The epic attempts to lay a cable across the Atlantic to allow for rapid communication from the Old World to the New, is one of the most enthralling 19th-century feats of engineering. There was obviously a lot riding on the success of the project, with the Atlantic Telegraph Company investing huge amounts in developing a viable cable system. However, the engineering challenges seemed intractable – for the cable to be profitable, it needed an ample carrying capacity, and ensuring that capacity over a cable that ran the length of the Atlantic floor was no easy task.
Enter Thomson and his unerring mathematical ability. His calculations on the potential speed of data transfer through the cable saw him elected to the board of the Atlantic Telegraph Company in 1856.
The group of scientists and engineers that engaged in making the project a success was a dream team of Victorian thinkers. Wildman Whitehouse acted as chief electrician, Michael Faraday and Samuel Morse were advisers, Charles Tilston Bright was chief engineer and Thomson himself became a very hands-on consultant, often clashing with Whitehouse over his cable specifications, which Thomson suspected were insufficient.
In 1857, he sailed on the HMS Agamemnon during its first, failed attempt to lay the cable, and over the following few years he developed a range of technologies for enhancing the cable, including a telegraph receiver called a mirror galvanometer. Ultimately, however, Whitehouse’s designs were shown to be inadequate and Thomson was tasked with salvaging what had, until then, been an expensive folly.

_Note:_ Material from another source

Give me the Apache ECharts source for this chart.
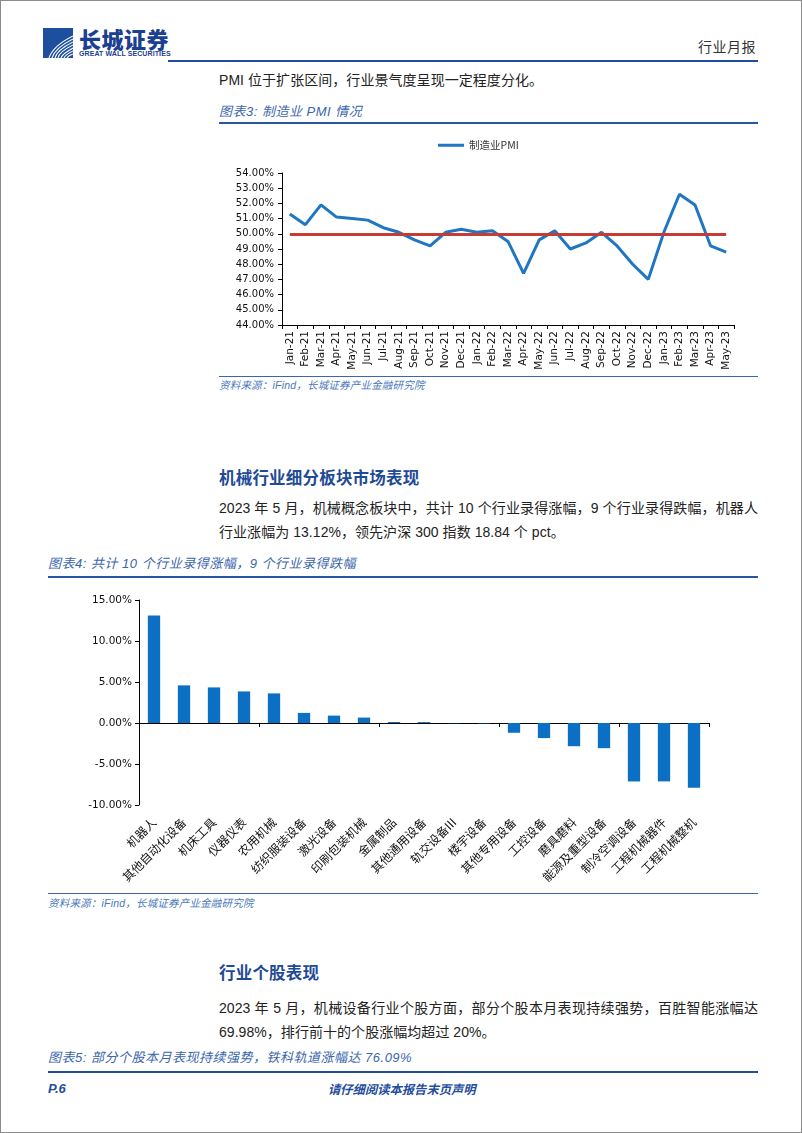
<!DOCTYPE html>
<html>
<head>
<meta charset="utf-8">
<script src="https://cdn.jsdelivr.net/npm/echarts@6/dist/echarts.min.js"></script>
<style>
  html, body { margin: 0; padding: 0; background: #fff; }
  #page { position: relative; width: 802px; height: 1133px; box-sizing: border-box; border: 1px solid #8c8c8c; overflow: hidden;
          font-family: "Liberation Sans", "Noto Sans CJK SC", sans-serif; color: #222; }
  .abs { position: absolute; white-space: nowrap; }
  .hline { position: absolute; background: #2a56a0; }
  .cap { font-style: italic; color: #3a66ab; font-size: 13px; letter-spacing: 0.5px; }
  .src { font-style: italic; color: #4a78b8; font-size: 10.5px; letter-spacing: 0.2px; }
  .head { font-weight: bold; color: #1f4a96; font-size: 16.5px; letter-spacing: 0.2px; }
  .body { font-size: 14px; letter-spacing: 0.05px; }
  .just { text-align: justify; text-align-last: justify; width: 539px; }
</style>
</head>
<body>
<div id="page">
  <!-- header logo -->
  <svg class="abs" style="left:42px;top:27px" width="30" height="30" viewBox="0 0 30 30">
    <rect x="0" y="0" width="30" height="30" fill="#1d4f9f"/>
    <g fill="none" stroke="#fff" stroke-width="1.1">
      <path d="M6 30 Q10 18 30 8"/>
      <path d="M9 30 Q12 20 30 11"/>
      <path d="M12 30 Q14 22 30 14"/>
      <path d="M15 30 Q16 24 30 17"/>
      <path d="M18 30 Q19 26 30 20"/>
      <path d="M21 30 Q22 27 30 23"/>
      <path d="M24 30 Q25 28 30 26"/>
    </g>
  </svg>
  <div class="abs" style="left:78px;top:24px;font-family:'Noto Sans CJK SC';font-weight:900;font-size:22px;color:#1b3f91;letter-spacing:0.5px;line-height:26px">长城证券</div>
  <div class="abs" style="left:78px;top:49px;font-family:'Liberation Sans';font-weight:bold;font-size:7px;color:#1b3f91;line-height:8px;letter-spacing:0.1px">GREAT WALL SECURITIES</div>
  <div class="abs" style="left:697px;top:36px;font-family:'Noto Sans CJK SC';font-size:14px;color:#333;letter-spacing:0.5px;line-height:18px">行业月报</div>
  <div class="hline" style="left:167px;top:59px;width:590px;height:2px;background:#1f4e9c"></div>

  <!-- para PMI -->
  <div class="abs body" style="left:218px;top:69px;line-height:20px">PMI 位于扩张区间，行业景气度呈现一定程度分化。</div>
  <div class="abs cap" style="left:218px;top:102px;line-height:18px">图表3: 制造业 PMI 情况</div>
  <div class="hline" style="left:218px;top:121px;width:539px;height:1.5px"></div>

  <div id="chart1" class="abs" style="left:210px;top:130px;width:550px;height:245px"></div>

  <div class="hline" style="left:218px;top:375px;width:539px;height:1px;background:#3a66ab"></div>
  <div class="abs src" style="left:218px;top:377px;line-height:15px">资料来源：iFind，长城证券产业金融研究院</div>

  <!-- section 2 -->
  <div class="abs head" style="left:218px;top:466px;line-height:22px">机械行业细分板块市场表现</div>
  <div class="abs body just" style="left:218px;top:497px;line-height:20px">2023 年 5 月，机械概念板块中，共计 10 个行业录得涨幅，9 个行业录得跌幅，机器人</div>
  <div class="abs body" style="left:218px;top:521px;line-height:20px">行业涨幅为 13.12%，领先沪深 300 指数 18.84 个 pct。</div>
  <div class="abs cap" style="left:47px;top:554px;line-height:18px">图表4: 共计 10 个行业录得涨幅，9 个行业录得跌幅</div>
  <div class="hline" style="left:47px;top:575px;width:710px;height:1.5px"></div>

  <div id="chart2" class="abs" style="left:40px;top:585px;width:720px;height:305px"></div>

  <div class="hline" style="left:47px;top:892px;width:710px;height:1px;background:#3a66ab"></div>
  <div class="abs src" style="left:47px;top:895px;line-height:15px">资料来源：iFind，长城证券产业金融研究院</div>

  <!-- section 3 -->
  <div class="abs head" style="left:218px;top:961px;line-height:22px">行业个股表现</div>
  <div class="abs body just" style="left:218px;top:997px;line-height:20px">2023 年 5 月，机械设备行业个股方面，部分个股本月表现持续强势，百胜智能涨幅达</div>
  <div class="abs body" style="left:218px;top:1021px;line-height:20px">69.98%，排行前十的个股涨幅均超过 20%。</div>
  <div class="abs cap" style="left:47px;top:1048px;line-height:18px">图表5: 部分个股本月表现持续强势，铁科轨道涨幅达 76.09%</div>
  <div class="hline" style="left:47px;top:1070px;width:710px;height:2px;background:#1f4e9c"></div>
  <div class="abs" style="left:47px;top:1079px;font-size:13px;font-weight:bold;font-style:italic;color:#1f4e9c;line-height:18px">P.6</div>
  <div class="abs" style="left:327px;top:1079px;font-family:'Noto Sans CJK SC';font-size:12.3px;font-weight:bold;font-style:italic;color:#1f4e9c;line-height:18px">请仔细阅读本报告末页声明</div>
</div>

<script>
// ---------- data ----------
const pmiMonths = ['Jan-21','Feb-21','Mar-21','Apr-21','May-21','Jun-21','Jul-21','Aug-21','Sep-21','Oct-21','Nov-21','Dec-21',
  'Jan-22','Feb-22','Mar-22','Apr-22','May-22','Jun-22','Jul-22','Aug-22','Sep-22','Oct-22','Nov-22','Dec-22',
  'Jan-23','Feb-23','Mar-23','Apr-23','May-23'];
const pmiValues = [51.3,50.6,51.9,51.1,51.0,50.9,50.4,50.1,49.6,49.2,50.1,50.3,
  50.1,50.2,49.5,47.4,49.6,50.2,49.0,49.4,50.1,49.2,48.0,47.0,
  50.1,52.6,51.9,49.2,48.8];
const pmiThreshold = 50;
const pmiSeriesName = '制造业PMI';

const sectors = ['机器人','其他自动化设备','机床工具','仪器仪表','农用机械','纺织服装设备','激光设备','印刷包装机械','金属制品',
  '其他通用设备','轨交设备III','楼宇设备','其他专用设备','工控设备','磨具磨料','能源及重型设备','制冷空调设备','工程机械器件','工程机械整机'];
const sectorReturns = [13.12,4.59,4.34,3.85,3.61,1.23,0.90,0.66,0.12,0.11,-0.03,-0.05,-1.19,-1.84,-2.83,-3.07,-7.13,-7.12,-7.91];

const pctFmt = v => v.toFixed(2) + '%';
const axisFont = 'DejaVu Sans';

// ---------- chart 1 ----------
const c1 = echarts.init(document.getElementById('chart1'));
c1.setOption({
  animation: false,
  legend: {
    data: [pmiSeriesName], left: 222, top: 4, icon: 'rect', itemWidth: 26, itemHeight: 3, itemGap: 4,
    textStyle: { fontFamily: 'Noto Sans CJK SC', fontSize: 10.5, color: '#333' }
  },
  grid: { left: 71, top: 42, width: 452, height: 152 },
  xAxis: {
    type: 'category', data: pmiMonths, boundaryGap: true,
    axisLine: { lineStyle: { color: '#000', width: 1 } },
    axisTick: { show: true, length: 4, lineStyle: { color: '#000' } },
    axisLabel: { rotate: 90, interval: 0, margin: 6, fontFamily: axisFont, fontSize: 10.5, color: '#111' },
    splitLine: { show: false }
  },
  yAxis: {
    type: 'value', min: 44, max: 54, interval: 1,
    axisLine: { show: true, lineStyle: { color: '#000', width: 1 } },
    axisTick: { show: true, length: 4, lineStyle: { color: '#000' } },
    axisLabel: { formatter: pctFmt, margin: 8, fontFamily: axisFont, fontSize: 10, color: '#111' },
    splitLine: { show: false }
  },
  series: [
    {
      name: 'threshold', type: 'line', data: [], z: 1, silent: true,
      markLine: {
        symbol: 'none', silent: true, label: { show: false },
        lineStyle: { color: '#C63C35', width: 3, type: 'solid' },
        data: [[{ xAxis: pmiMonths[0], yAxis: pmiThreshold }, { xAxis: pmiMonths[pmiMonths.length - 1], yAxis: pmiThreshold }]]
      }
    },
    {
      name: pmiSeriesName, type: 'line', data: pmiValues, z: 3, symbol: 'none', smooth: false,
      lineStyle: { color: '#1F76C2', width: 3 }, itemStyle: { color: '#1F76C2' }
    }
  ]
});

// ---------- chart 2 ----------
const c2 = echarts.init(document.getElementById('chart2'));
c2.setOption({
  animation: false,
  grid: { left: 98, top: 14, width: 570, height: 205 },
  xAxis: [
    {
      type: 'category', data: sectors, position: 'bottom',
      axisLine: { show: false, onZero: false }, axisTick: { show: false },
      axisLabel: { rotate: 45, interval: 0, margin: 15, fontFamily: 'Noto Sans CJK SC', fontSize: 12, color: '#111' }
    },
    {
      type: 'category', data: sectors, position: 'bottom',
      axisLine: { show: true, onZero: true, lineStyle: { color: '#000', width: 1 } },
      axisTick: { show: true, length: 4, lineStyle: { color: '#000' } },
      axisLabel: { show: false }
    }
  ],
  yAxis: {
    type: 'value', min: -10, max: 15, interval: 5,
    axisLine: { show: true, lineStyle: { color: '#000', width: 1 } },
    axisTick: { show: true, length: 4, lineStyle: { color: '#000' } },
    axisLabel: { formatter: pctFmt, margin: 7, fontFamily: axisFont, fontSize: 10.5, color: '#111' },
    splitLine: { show: false }
  },
  series: [{
    type: 'bar', data: sectorReturns, xAxisIndex: 0, barWidth: '41%',
    itemStyle: { color: '#0B6FC3' }
  }]
});
</script>
</body>
</html>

In 1865 and again in 1866, Thomson sailed on the famous iron steam ship the SS Great Eastern, designed by Isambard Kingdom Brunel, from Valentia Island, off Kerry, to Newfoundland in Canada. Despite storms and numerous crises, the cable was successfully laid, and thanks to Thomson’s numerous innovations, marked the start of a new era in global communications. In November 1866, he was knighted for his efforts.
In subsequent years, he managed to maintain his role at Glasgow University with yet more marine-cable adventures, working on cables from France and Brazil. Out of all this seafaring came another invention, a much improved mariner’s compass, making it a far more reliable instrument than had previously been the case.
In 1892, he was raised to the peerage as Baron Kelvin of Largs – after the Kelvin River near Glasgow – and became widely known as Lord Kelvin. In this role, he was vocal in opposing Irish Home Rule. It was not the only issue that he found himself on the wrong side of history – famously, he is reputed to have dismissed the possibility of both X-rays and aeroplanes, saying “heavier-than-air flying machines are impossible”. He also disagreed with many of Charles Darwin’s evolutionary theories, misled both by his own Christian belief and his mistaken attempts at calculating the age of the Earth.
He was, of course, a product of his time, and while his knowledge was limited by the information available to him, he succeeded in dramatically increasing the knowledge available to those who followed. As he put it himself: “Scientific wealth tends to accumulate according to the law of compound interest. Every addition to knowledge of the properties of matter supplies new instrumental means for discovering and interpreting phenomena of nature, which in their turn afford foundations of fresh generalisations, bringing gains of permanent value into the great storehouse of philosophy.”
To that end, he published more than 600 scientific papers and owned 70 patents. He died in 1907, aged 83, and is buried in Westminster Abbey, near the tomb of Isaac Newton.